GIVEN INFORMATION
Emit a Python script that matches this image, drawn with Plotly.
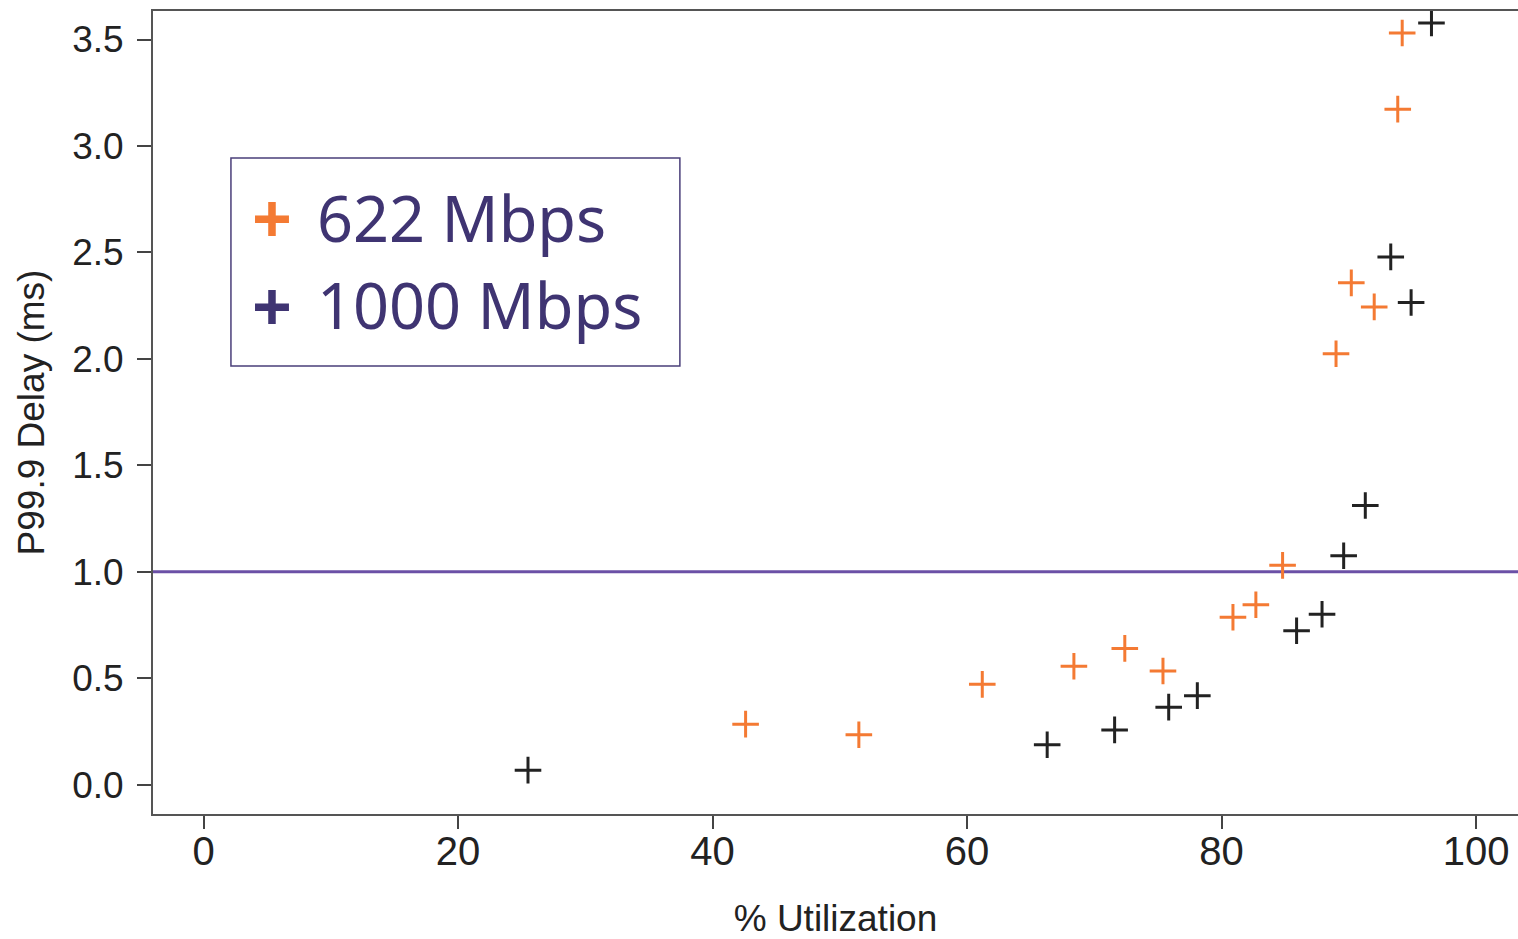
import plotly.graph_objects as go

# Utilization (%) and 99.9th percentile delay (ms) per link speed
util_622 = [42.6, 51.5, 61.2, 68.4, 72.4, 75.4, 80.9, 82.7, 84.8, 89.0, 90.2, 92.0, 93.85, 94.2]
delay_622 = [0.284, 0.234, 0.471, 0.556, 0.640, 0.534, 0.786, 0.845, 1.030, 2.024, 2.357, 2.244, 3.173, 3.531]

util_1000 = [25.5, 66.3, 71.6, 75.85, 78.1, 85.9, 87.9, 89.6, 91.3, 93.3, 94.9, 96.5]
delay_1000 = [0.068, 0.187, 0.257, 0.364, 0.418, 0.723, 0.800, 1.075, 1.311, 2.479, 2.265, 3.578]

x_ticks = [0, 20, 40, 60, 80, 100]
y_ticks = [0.0, 0.5, 1.0, 1.5, 2.0, 2.5, 3.0, 3.5]
threshold_ms = 1.0

ORANGE = "#F47A33"
DARK = "#222222"
PURPLE = "#6B50A6"
LEGEND_TEXT = "#3F3472"

fig = go.Figure()

fig.add_trace(go.Scatter(
    x=util_622, y=delay_622, mode="markers", name="622 Mbps",
    marker=dict(symbol="cross-thin", size=19, line=dict(color=ORANGE, width=3)),
))
fig.add_trace(go.Scatter(
    x=util_1000, y=delay_1000, mode="markers", name="1000 Mbps",
    marker=dict(symbol="cross-thin", size=19, line=dict(color=DARK, width=3)),
))

# 1 ms reference line across the plot
fig.add_shape(type="line", xref="paper", yref="y", x0=0, x1=1,
              y0=threshold_ms, y1=threshold_ms,
              line=dict(color=PURPLE, width=3), layer="below")

# Boxed legend
fig.add_shape(type="rect", xref="paper", yref="paper",
              x0=0.0571, x1=0.386, y0=0.558, y1=0.817,
              line=dict(color="#4A3F7A", width=1.5), fillcolor="white")

legend_rows = [("622 Mbps", ORANGE, 0.743), ("1000 Mbps", LEGEND_TEXT, 0.634)]
for label, col, yp in legend_rows:
    fig.add_annotation(xref="paper", yref="paper", x=0.0874, y=yp,
                       xanchor="center", yanchor="middle", showarrow=False,
                       text="<b>+</b>", font=dict(family="Noto Sans", size=70, color=col))
    fig.add_annotation(xref="paper", yref="paper", x=0.1185, y=yp,
                       xanchor="left", yanchor="middle", showarrow=False,
                       text=label, font=dict(family="Noto Sans", size=63, color=LEGEND_TEXT))

FAMILY = "Liberation Sans, Arial, sans-serif"
x_font = dict(family=FAMILY, size=40, color=DARK)
y_font = dict(family=FAMILY, size=37, color=DARK)
title_font = dict(family=FAMILY, size=37, color=DARK)

fig.update_layout(
    width=1518, height=939,
    margin=dict(l=153, r=0, t=11, b=123),
    paper_bgcolor="white", plot_bgcolor="white",
    showlegend=False,
    font=y_font,
)

fig.update_xaxes(
    range=[-3.97, 103.3], tickvals=x_ticks, ticktext=[str(v) for v in x_ticks],
    showgrid=False, zeroline=False,
    showline=True, linecolor="#555555", linewidth=2, mirror=True,
    ticks="outside", ticklen=13, tickwidth=2, tickcolor="#444444",
    tickfont=x_font, ticklabelstandoff=-12,
    title=dict(text="% Utilization", font=title_font, standoff=40),
)
fig.update_yaxes(
    range=[-0.138, 3.634], tickvals=y_ticks, ticktext=[f"{v:.1f}" for v in y_ticks],
    showgrid=False, zeroline=False,
    showline=True, linecolor="#555555", linewidth=2, mirror=False,
    ticks="outside", ticklen=14, tickwidth=2, tickcolor="#444444",
    tickfont=y_font, ticklabelstandoff=6,
    title=dict(text="P99.9 Delay (ms)", font=title_font, standoff=16),
)

fig.write_html("out.html")
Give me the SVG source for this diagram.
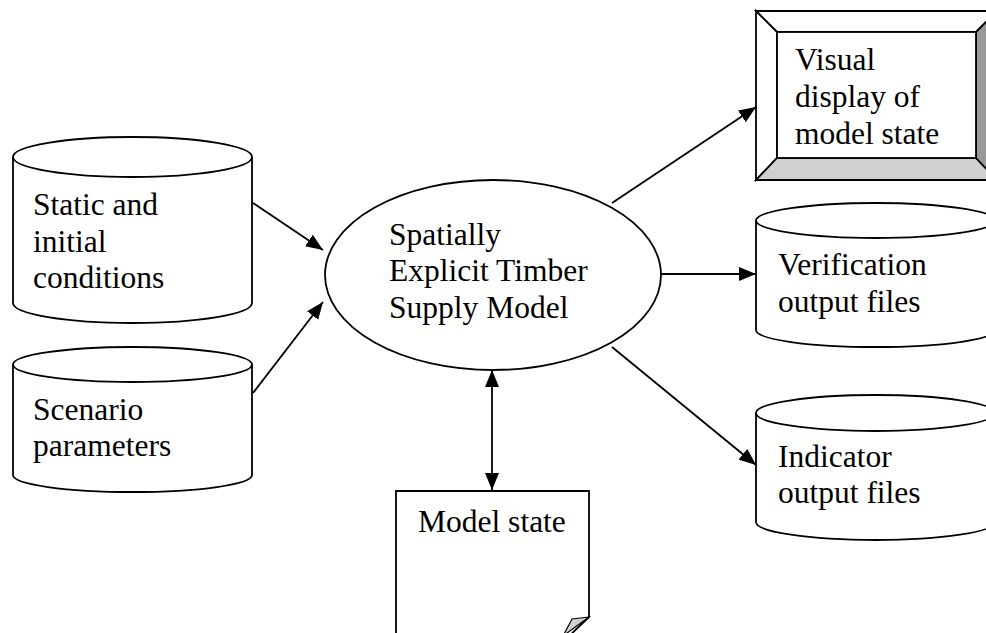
<svg xmlns="http://www.w3.org/2000/svg" width="986" height="633" viewBox="0 0 986 633">
<defs>
<marker id="ah" markerUnits="userSpaceOnUse" markerWidth="18" markerHeight="15" refX="17" refY="7" orient="auto-start-reverse" viewBox="0 0 18 14">
<path d="M0,0 L17,7 L0,14 z" fill="#000"/>
</marker>
<style>
.s{fill:#fff;stroke:#000;stroke-width:1.8}
.t{font-family:"Liberation Serif","Times New Roman",serif;font-size:31.5px;fill:#000}
.c{stroke:#000;stroke-width:1.8;fill:none}
</style>
</defs>
<rect width="986" height="633" fill="#fff"/>
<g id="static">
<path class="s" d="M13,157 V303 A119.5,20 0 0 0 252,303 V157"/>
<ellipse class="s" cx="132.5" cy="157" rx="119.5" ry="20"/>
<text class="t"><tspan x="33" y="215">Static and</tspan><tspan x="33" y="252">initial</tspan><tspan x="33" y="288">conditions</tspan></text>
</g>
<g id="scenario">
<path class="s" d="M13,364.5 V475 A119.5,17 0 0 0 252,475 V364.5"/>
<ellipse class="s" cx="132.5" cy="364.5" rx="119.5" ry="17.5"/>
<text class="t"><tspan x="33" y="420">Scenario</tspan><tspan x="33" y="456">parameters</tspan></text>
</g>
<g id="model">
<ellipse class="s" cx="493" cy="275" rx="168" ry="95"/>
<text class="t"><tspan x="389" y="245">Spatially</tspan><tspan x="389" y="281">Explicit Timber</tspan><tspan x="389" y="318">Supply Model</tspan></text>
</g>
<g id="visual">
<polygon points="756,11 997,11 976,32 777,32" fill="#fff" stroke="#000" stroke-width="1.8"/>
<polygon points="756,11 777,32 777,158 756,180" fill="#fff" stroke="#000" stroke-width="1.8"/>
<polygon points="756,180 777,158 976,158 997,180" fill="#d0d0d0" stroke="#000" stroke-width="1.8"/>
<polygon points="997,11 976,32 976,158 997,180" fill="#999" stroke="#000" stroke-width="1.8"/>
<rect x="777" y="32" width="199" height="126" fill="#fff" stroke="#000" stroke-width="1.8"/>
<text class="t"><tspan x="795" y="70">Visual</tspan><tspan x="795" y="107">display of</tspan><tspan x="795" y="144">model state</tspan></text>
</g>
<g id="verification">
<path class="s" d="M756,220.5 V330 A119.5,17 0 0 0 995,330 V220.5"/>
<ellipse class="s" cx="875.5" cy="220.5" rx="119.5" ry="17.5"/>
<text class="t"><tspan x="778" y="275">Verification</tspan><tspan x="778" y="312">output files</tspan></text>
</g>
<g id="indicator">
<path class="s" d="M756,413 V522 A119.5,18 0 0 0 995,522 V413"/>
<ellipse class="s" cx="875.5" cy="413" rx="119.5" ry="18"/>
<text class="t"><tspan x="778" y="467">Indicator</tspan><tspan x="778" y="503">output files</tspan></text>
</g>
<g id="state">
<path class="s" d="M396,645 V491 H589 V617 L565,640"/>
<polygon points="589,617 572,619 563,636" fill="#d0d0d0" stroke="#000" stroke-width="1.2"/>
<text class="t" x="418" y="532">Model state</text>
</g>
<g id="connectors">
<line class="c" x1="253" y1="203" x2="323" y2="250" marker-end="url(#ah)"/>
<line class="c" x1="253" y1="393" x2="323" y2="302" marker-end="url(#ah)"/>
<line class="c" x1="612" y1="203" x2="756" y2="107" marker-end="url(#ah)"/>
<line class="c" x1="661" y1="274" x2="756" y2="274" marker-end="url(#ah)"/>
<line class="c" x1="612" y1="347" x2="756" y2="465" marker-end="url(#ah)"/>
<line class="c" x1="492" y1="370" x2="492" y2="490" marker-start="url(#ah)" marker-end="url(#ah)"/>
</g>
</svg>
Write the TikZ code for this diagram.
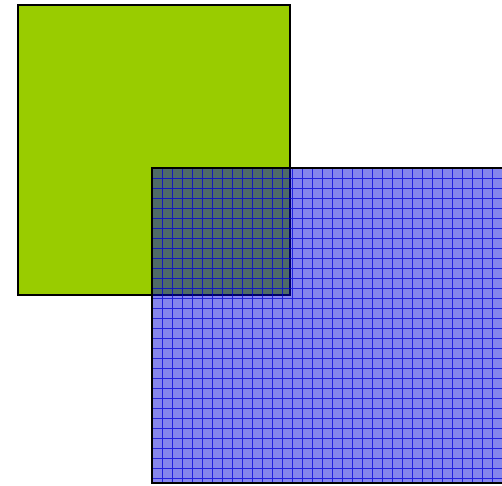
\documentclass[tikz,border=0pt]{standalone}
\usepackage{xcolor}
\usepackage{tikz}

\begin{document}
\begin{tikzpicture}[
  x=0.3pt, y=-0.3pt,
  edge/.style={draw=black, line width=0.6pt},
  solidsq/.style={edge, fill=lime!80!black},
  tintsq/.style={fill=blue!85!black, fill opacity=0.48},
  gridln/.style={draw=blue!85!black, draw opacity=0.75, line width=0.25pt, step=3pt},
]
\useasboundingbox (0,0) rectangle (502,485);

%─── Solid square (back) ─────────────────────────────────────────────────────
\draw[solidsq] (18,5) rectangle (290,295);

%─── Gridded square (front, see-through) ─────────────────────────────────────
\fill[tintsq] (152,168) rectangle (512,483);
\begin{scope}[shift={(152,168)}]
  \draw[gridln] (0,0) grid (360,315);
\end{scope}
\draw[edge] (152,168) rectangle (512,483);

\end{tikzpicture}
\end{document}
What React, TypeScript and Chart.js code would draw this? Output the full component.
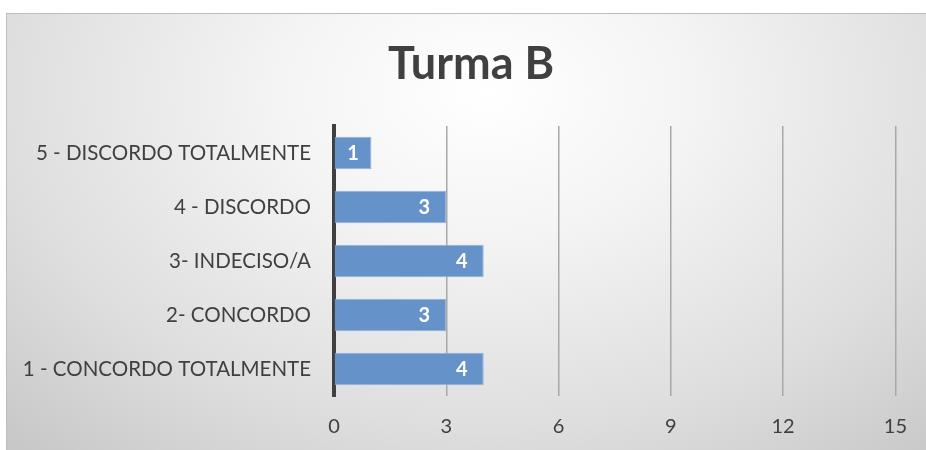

REQUIRED TASK
The pictures stay out; repeat exactly the lines from the one with "Write the TikZ code for this diagram." to the end of the entries above, and nothing else.

EXERCISE RESULT
Write the TikZ code for this diagram.
\documentclass[tikz,border=0pt]{standalone}
\usepackage{xcolor}
\usepackage{tikz}

\begin{document}
\begin{tikzpicture}[
  x=0.3pt, y=-0.3pt,
  edge/.style={draw=black, line width=0.6pt},
  solidsq/.style={edge, fill=lime!80!black},
  tintsq/.style={fill=blue!85!black, fill opacity=0.48},
  gridln/.style={draw=blue!85!black, draw opacity=0.75, line width=0.25pt, step=3pt},
]
\useasboundingbox (0,0) rectangle (502,485);

%─── Solid square (back) ─────────────────────────────────────────────────────
\draw[solidsq] (18,5) rectangle (290,295);

%─── Gridded square (front, see-through) ─────────────────────────────────────
\fill[tintsq] (152,168) rectangle (512,483);
\begin{scope}[shift={(152,168)}]
  \draw[gridln] (0,0) grid (360,315);
\end{scope}
\draw[edge] (152,168) rectangle (512,483);

\end{tikzpicture}
\end{document}
What React, TypeScript and Chart.js code would draw this? Output the full component.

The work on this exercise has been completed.